• **TASK STATEMENT**: Repeat the full listing below verbatim and keep the images out.

[Begin SOURCE EXCERPT]

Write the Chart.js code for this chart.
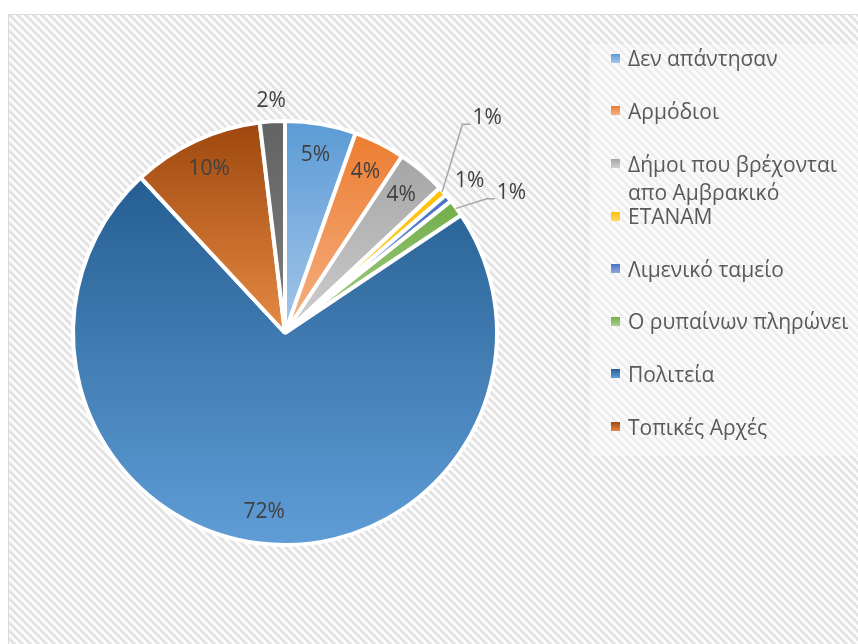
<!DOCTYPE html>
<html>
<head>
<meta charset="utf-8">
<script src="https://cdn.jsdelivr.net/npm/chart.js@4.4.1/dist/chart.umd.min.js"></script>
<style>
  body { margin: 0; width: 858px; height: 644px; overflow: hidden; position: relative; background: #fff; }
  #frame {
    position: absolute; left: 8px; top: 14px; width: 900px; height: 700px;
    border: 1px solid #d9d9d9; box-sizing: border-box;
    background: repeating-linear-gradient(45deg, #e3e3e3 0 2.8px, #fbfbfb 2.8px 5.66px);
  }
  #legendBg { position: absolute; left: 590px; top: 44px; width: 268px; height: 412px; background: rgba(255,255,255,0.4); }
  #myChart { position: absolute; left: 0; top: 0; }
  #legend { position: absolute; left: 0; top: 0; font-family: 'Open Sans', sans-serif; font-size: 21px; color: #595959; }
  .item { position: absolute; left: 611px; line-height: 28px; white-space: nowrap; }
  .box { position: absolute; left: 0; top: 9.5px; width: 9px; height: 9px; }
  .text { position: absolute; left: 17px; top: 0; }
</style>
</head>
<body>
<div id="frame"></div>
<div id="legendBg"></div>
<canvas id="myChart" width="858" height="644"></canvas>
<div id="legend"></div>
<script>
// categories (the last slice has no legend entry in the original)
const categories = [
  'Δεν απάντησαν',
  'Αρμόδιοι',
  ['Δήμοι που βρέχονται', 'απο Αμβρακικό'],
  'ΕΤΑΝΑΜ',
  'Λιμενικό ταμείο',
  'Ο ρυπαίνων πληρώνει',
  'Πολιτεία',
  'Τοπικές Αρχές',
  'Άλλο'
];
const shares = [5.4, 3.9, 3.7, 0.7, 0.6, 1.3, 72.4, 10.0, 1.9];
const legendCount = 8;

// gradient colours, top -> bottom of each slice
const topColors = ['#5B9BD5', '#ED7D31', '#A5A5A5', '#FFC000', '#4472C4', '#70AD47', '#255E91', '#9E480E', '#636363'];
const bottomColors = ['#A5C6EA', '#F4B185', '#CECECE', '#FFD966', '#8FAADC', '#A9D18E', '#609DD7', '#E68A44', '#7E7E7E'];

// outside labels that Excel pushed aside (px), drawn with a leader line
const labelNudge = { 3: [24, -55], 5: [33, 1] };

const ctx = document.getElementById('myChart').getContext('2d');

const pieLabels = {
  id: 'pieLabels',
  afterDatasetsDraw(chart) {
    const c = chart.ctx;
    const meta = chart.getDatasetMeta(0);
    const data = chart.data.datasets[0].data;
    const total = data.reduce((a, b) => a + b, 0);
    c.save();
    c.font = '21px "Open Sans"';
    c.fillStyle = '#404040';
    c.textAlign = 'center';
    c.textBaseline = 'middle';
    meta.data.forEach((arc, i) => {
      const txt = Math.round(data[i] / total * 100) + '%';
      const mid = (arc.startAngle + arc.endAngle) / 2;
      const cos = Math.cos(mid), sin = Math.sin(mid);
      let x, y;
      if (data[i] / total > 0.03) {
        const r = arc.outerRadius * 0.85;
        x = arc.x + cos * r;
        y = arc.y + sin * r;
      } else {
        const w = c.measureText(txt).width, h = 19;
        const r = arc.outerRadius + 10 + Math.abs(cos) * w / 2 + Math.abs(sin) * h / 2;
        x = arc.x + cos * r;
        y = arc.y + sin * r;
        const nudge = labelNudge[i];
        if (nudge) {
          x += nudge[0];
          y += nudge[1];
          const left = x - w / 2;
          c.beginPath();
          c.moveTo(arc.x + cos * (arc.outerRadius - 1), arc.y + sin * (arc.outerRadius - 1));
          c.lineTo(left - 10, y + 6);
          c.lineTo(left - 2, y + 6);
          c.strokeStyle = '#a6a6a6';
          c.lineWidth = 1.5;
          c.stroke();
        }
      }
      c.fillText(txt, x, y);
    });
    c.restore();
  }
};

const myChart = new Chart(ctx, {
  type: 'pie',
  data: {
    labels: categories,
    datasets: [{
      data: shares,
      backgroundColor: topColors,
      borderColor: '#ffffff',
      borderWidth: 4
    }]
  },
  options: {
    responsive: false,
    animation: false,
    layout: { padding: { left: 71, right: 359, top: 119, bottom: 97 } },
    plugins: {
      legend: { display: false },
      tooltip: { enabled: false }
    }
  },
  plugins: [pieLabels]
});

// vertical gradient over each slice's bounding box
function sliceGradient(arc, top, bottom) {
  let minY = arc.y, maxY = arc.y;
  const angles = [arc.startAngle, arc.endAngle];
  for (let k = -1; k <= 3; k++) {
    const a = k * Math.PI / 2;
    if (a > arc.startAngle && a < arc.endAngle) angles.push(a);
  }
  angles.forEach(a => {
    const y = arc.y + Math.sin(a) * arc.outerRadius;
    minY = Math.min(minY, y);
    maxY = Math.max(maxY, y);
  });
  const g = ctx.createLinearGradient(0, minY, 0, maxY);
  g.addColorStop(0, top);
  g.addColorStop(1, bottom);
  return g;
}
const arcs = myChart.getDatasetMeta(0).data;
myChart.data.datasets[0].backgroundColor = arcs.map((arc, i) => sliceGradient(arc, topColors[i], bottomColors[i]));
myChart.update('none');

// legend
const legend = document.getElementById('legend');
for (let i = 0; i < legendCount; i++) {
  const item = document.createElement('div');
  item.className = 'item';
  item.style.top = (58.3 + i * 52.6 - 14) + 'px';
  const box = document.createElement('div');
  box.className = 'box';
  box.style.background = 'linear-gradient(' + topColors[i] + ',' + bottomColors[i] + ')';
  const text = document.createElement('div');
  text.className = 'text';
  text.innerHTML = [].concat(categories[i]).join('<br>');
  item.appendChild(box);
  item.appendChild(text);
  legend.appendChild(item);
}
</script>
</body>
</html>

[End SOURCE EXCERPT]

• **PROBLEM SOLUTION**:
Write the Chart.js code for this chart.
<!DOCTYPE html>
<html>
<head>
<meta charset="utf-8">
<script src="https://cdn.jsdelivr.net/npm/chart.js@4.4.1/dist/chart.umd.min.js"></script>
<style>
  body { margin: 0; width: 858px; height: 644px; overflow: hidden; position: relative; background: #fff; }
  #frame {
    position: absolute; left: 8px; top: 14px; width: 900px; height: 700px;
    border: 1px solid #d9d9d9; box-sizing: border-box;
    background: repeating-linear-gradient(45deg, #e3e3e3 0 2.8px, #fbfbfb 2.8px 5.66px);
  }
  #legendBg { position: absolute; left: 590px; top: 44px; width: 268px; height: 412px; background: rgba(255,255,255,0.4); }
  #myChart { position: absolute; left: 0; top: 0; }
  #legend { position: absolute; left: 0; top: 0; font-family: 'Open Sans', sans-serif; font-size: 21px; color: #595959; }
  .item { position: absolute; left: 611px; line-height: 28px; white-space: nowrap; }
  .box { position: absolute; left: 0; top: 9.5px; width: 9px; height: 9px; }
  .text { position: absolute; left: 17px; top: 0; }
</style>
</head>
<body>
<div id="frame"></div>
<div id="legendBg"></div>
<canvas id="myChart" width="858" height="644"></canvas>
<div id="legend"></div>
<script>
// categories (the last slice has no legend entry in the original)
const categories = [
  'Δεν απάντησαν',
  'Αρμόδιοι',
  ['Δήμοι που βρέχονται', 'απο Αμβρακικό'],
  'ΕΤΑΝΑΜ',
  'Λιμενικό ταμείο',
  'Ο ρυπαίνων πληρώνει',
  'Πολιτεία',
  'Τοπικές Αρχές',
  'Άλλο'
];
const shares = [5.4, 3.9, 3.7, 0.7, 0.6, 1.3, 72.4, 10.0, 1.9];
const legendCount = 8;

// gradient colours, top -> bottom of each slice
const topColors = ['#5B9BD5', '#ED7D31', '#A5A5A5', '#FFC000', '#4472C4', '#70AD47', '#255E91', '#9E480E', '#636363'];
const bottomColors = ['#A5C6EA', '#F4B185', '#CECECE', '#FFD966', '#8FAADC', '#A9D18E', '#609DD7', '#E68A44', '#7E7E7E'];

// outside labels that Excel pushed aside (px), drawn with a leader line
const labelNudge = { 3: [24, -55], 5: [33, 1] };

const ctx = document.getElementById('myChart').getContext('2d');

const pieLabels = {
  id: 'pieLabels',
  afterDatasetsDraw(chart) {
    const c = chart.ctx;
    const meta = chart.getDatasetMeta(0);
    const data = chart.data.datasets[0].data;
    const total = data.reduce((a, b) => a + b, 0);
    c.save();
    c.font = '21px "Open Sans"';
    c.fillStyle = '#404040';
    c.textAlign = 'center';
    c.textBaseline = 'middle';
    meta.data.forEach((arc, i) => {
      const txt = Math.round(data[i] / total * 100) + '%';
      const mid = (arc.startAngle + arc.endAngle) / 2;
      const cos = Math.cos(mid), sin = Math.sin(mid);
      let x, y;
      if (data[i] / total > 0.03) {
        const r = arc.outerRadius * 0.85;
        x = arc.x + cos * r;
        y = arc.y + sin * r;
      } else {
        const w = c.measureText(txt).width, h = 19;
        const r = arc.outerRadius + 10 + Math.abs(cos) * w / 2 + Math.abs(sin) * h / 2;
        x = arc.x + cos * r;
        y = arc.y + sin * r;
        const nudge = labelNudge[i];
        if (nudge) {
          x += nudge[0];
          y += nudge[1];
          const left = x - w / 2;
          c.beginPath();
          c.moveTo(arc.x + cos * (arc.outerRadius - 1), arc.y + sin * (arc.outerRadius - 1));
          c.lineTo(left - 10, y + 6);
          c.lineTo(left - 2, y + 6);
          c.strokeStyle = '#a6a6a6';
          c.lineWidth = 1.5;
          c.stroke();
        }
      }
      c.fillText(txt, x, y);
    });
    c.restore();
  }
};

const myChart = new Chart(ctx, {
  type: 'pie',
  data: {
    labels: categories,
    datasets: [{
      data: shares,
      backgroundColor: topColors,
      borderColor: '#ffffff',
      borderWidth: 4
    }]
  },
  options: {
    responsive: false,
    animation: false,
    layout: { padding: { left: 71, right: 359, top: 119, bottom: 97 } },
    plugins: {
      legend: { display: false },
      tooltip: { enabled: false }
    }
  },
  plugins: [pieLabels]
});

// vertical gradient over each slice's bounding box
function sliceGradient(arc, top, bottom) {
  let minY = arc.y, maxY = arc.y;
  const angles = [arc.startAngle, arc.endAngle];
  for (let k = -1; k <= 3; k++) {
    const a = k * Math.PI / 2;
    if (a > arc.startAngle && a < arc.endAngle) angles.push(a);
  }
  angles.forEach(a => {
    const y = arc.y + Math.sin(a) * arc.outerRadius;
    minY = Math.min(minY, y);
    maxY = Math.max(maxY, y);
  });
  const g = ctx.createLinearGradient(0, minY, 0, maxY);
  g.addColorStop(0, top);
  g.addColorStop(1, bottom);
  return g;
}
const arcs = myChart.getDatasetMeta(0).data;
myChart.data.datasets[0].backgroundColor = arcs.map((arc, i) => sliceGradient(arc, topColors[i], bottomColors[i]));
myChart.update('none');

// legend
const legend = document.getElementById('legend');
for (let i = 0; i < legendCount; i++) {
  const item = document.createElement('div');
  item.className = 'item';
  item.style.top = (58.3 + i * 52.6 - 14) + 'px';
  const box = document.createElement('div');
  box.className = 'box';
  box.style.background = 'linear-gradient(' + topColors[i] + ',' + bottomColors[i] + ')';
  const text = document.createElement('div');
  text.className = 'text';
  text.innerHTML = [].concat(categories[i]).join('<br>');
  item.appendChild(box);
  item.appendChild(text);
  legend.appendChild(item);
}
</script>
</body>
</html>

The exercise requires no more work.